»»

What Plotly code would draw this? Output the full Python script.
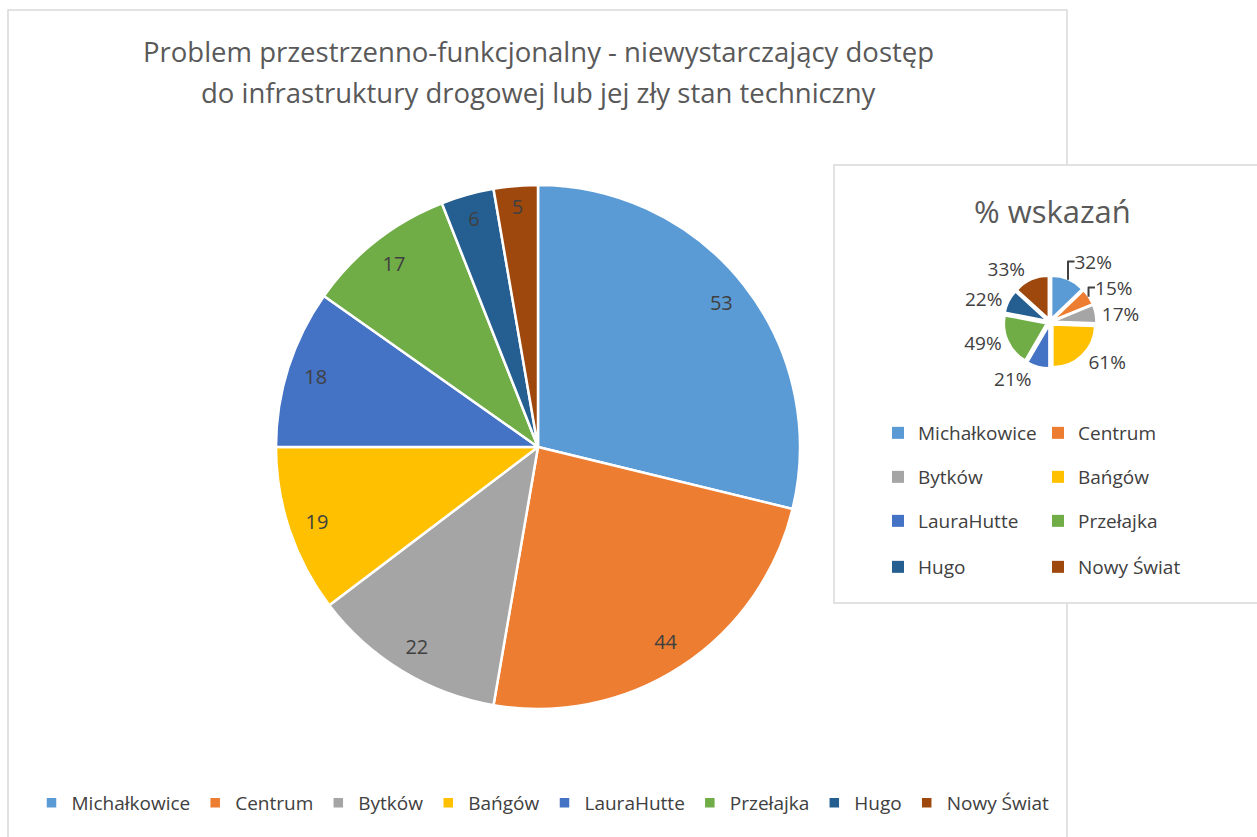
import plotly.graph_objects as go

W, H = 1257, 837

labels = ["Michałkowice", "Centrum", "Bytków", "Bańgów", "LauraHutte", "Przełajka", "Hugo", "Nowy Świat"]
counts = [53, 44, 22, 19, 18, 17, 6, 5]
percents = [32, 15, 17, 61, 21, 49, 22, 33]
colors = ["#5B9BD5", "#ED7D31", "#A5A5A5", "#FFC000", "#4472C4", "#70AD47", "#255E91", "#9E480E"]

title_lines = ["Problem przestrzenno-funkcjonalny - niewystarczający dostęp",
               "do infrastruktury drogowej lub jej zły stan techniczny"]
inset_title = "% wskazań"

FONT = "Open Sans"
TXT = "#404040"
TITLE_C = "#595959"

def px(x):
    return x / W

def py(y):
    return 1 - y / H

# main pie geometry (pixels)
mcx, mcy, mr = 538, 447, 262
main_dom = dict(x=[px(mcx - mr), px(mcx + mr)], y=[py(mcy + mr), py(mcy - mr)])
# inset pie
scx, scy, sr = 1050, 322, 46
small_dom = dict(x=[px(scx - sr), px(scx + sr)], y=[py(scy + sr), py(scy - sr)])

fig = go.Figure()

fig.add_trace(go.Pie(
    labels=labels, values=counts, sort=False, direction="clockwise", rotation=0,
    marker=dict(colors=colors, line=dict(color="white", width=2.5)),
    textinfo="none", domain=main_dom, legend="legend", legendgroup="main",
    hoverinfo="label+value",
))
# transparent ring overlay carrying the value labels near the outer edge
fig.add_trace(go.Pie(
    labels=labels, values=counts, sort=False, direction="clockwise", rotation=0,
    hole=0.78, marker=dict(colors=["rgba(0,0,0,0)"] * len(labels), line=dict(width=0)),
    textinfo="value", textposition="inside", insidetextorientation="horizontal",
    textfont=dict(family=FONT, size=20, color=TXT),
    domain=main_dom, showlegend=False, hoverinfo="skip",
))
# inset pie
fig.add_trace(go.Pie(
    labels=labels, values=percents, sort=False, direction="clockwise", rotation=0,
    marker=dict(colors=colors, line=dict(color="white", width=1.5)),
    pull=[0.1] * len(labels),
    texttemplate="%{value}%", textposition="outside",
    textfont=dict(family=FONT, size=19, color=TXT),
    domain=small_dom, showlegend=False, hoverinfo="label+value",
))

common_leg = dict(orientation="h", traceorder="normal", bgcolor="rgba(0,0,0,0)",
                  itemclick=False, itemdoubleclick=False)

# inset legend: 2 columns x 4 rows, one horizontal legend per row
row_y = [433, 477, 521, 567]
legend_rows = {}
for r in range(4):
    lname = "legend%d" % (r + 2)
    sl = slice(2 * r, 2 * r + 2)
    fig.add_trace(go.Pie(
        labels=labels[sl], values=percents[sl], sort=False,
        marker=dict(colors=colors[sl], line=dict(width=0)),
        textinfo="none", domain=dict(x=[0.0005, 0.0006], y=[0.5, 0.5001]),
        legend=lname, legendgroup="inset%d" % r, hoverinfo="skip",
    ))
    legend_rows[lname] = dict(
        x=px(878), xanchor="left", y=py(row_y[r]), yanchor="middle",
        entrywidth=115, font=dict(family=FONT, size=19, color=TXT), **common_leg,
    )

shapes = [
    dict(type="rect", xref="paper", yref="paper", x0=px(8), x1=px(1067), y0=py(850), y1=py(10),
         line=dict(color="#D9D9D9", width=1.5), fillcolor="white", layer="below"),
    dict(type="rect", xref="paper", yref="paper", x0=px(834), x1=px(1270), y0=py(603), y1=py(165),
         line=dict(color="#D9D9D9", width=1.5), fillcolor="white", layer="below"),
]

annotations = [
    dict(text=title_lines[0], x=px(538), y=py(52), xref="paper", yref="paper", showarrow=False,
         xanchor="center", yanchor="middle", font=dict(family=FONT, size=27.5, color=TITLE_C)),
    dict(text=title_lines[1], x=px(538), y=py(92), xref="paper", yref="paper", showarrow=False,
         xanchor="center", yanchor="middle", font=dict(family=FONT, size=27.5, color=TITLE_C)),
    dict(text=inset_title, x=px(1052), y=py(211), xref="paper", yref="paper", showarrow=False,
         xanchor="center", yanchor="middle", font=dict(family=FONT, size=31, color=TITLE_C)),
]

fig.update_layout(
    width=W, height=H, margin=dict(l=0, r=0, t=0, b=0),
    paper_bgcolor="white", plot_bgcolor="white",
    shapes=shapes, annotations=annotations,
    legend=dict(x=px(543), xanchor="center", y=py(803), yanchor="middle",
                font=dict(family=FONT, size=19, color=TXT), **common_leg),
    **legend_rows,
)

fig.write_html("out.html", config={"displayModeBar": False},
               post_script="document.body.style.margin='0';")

««

EXERCISE: Please repeat exactly the data above from its first line to the line that contains "fig = go.Figure()", inclusive, and leave every picture out.

THE SOLUTION:
What Plotly code would draw this? Output the full Python script.
import plotly.graph_objects as go

W, H = 1257, 837

labels = ["Michałkowice", "Centrum", "Bytków", "Bańgów", "LauraHutte", "Przełajka", "Hugo", "Nowy Świat"]
counts = [53, 44, 22, 19, 18, 17, 6, 5]
percents = [32, 15, 17, 61, 21, 49, 22, 33]
colors = ["#5B9BD5", "#ED7D31", "#A5A5A5", "#FFC000", "#4472C4", "#70AD47", "#255E91", "#9E480E"]

title_lines = ["Problem przestrzenno-funkcjonalny - niewystarczający dostęp",
               "do infrastruktury drogowej lub jej zły stan techniczny"]
inset_title = "% wskazań"

FONT = "Open Sans"
TXT = "#404040"
TITLE_C = "#595959"

def px(x):
    return x / W

def py(y):
    return 1 - y / H

# main pie geometry (pixels)
mcx, mcy, mr = 538, 447, 262
main_dom = dict(x=[px(mcx - mr), px(mcx + mr)], y=[py(mcy + mr), py(mcy - mr)])
# inset pie
scx, scy, sr = 1050, 322, 46
small_dom = dict(x=[px(scx - sr), px(scx + sr)], y=[py(scy + sr), py(scy - sr)])

fig = go.Figure()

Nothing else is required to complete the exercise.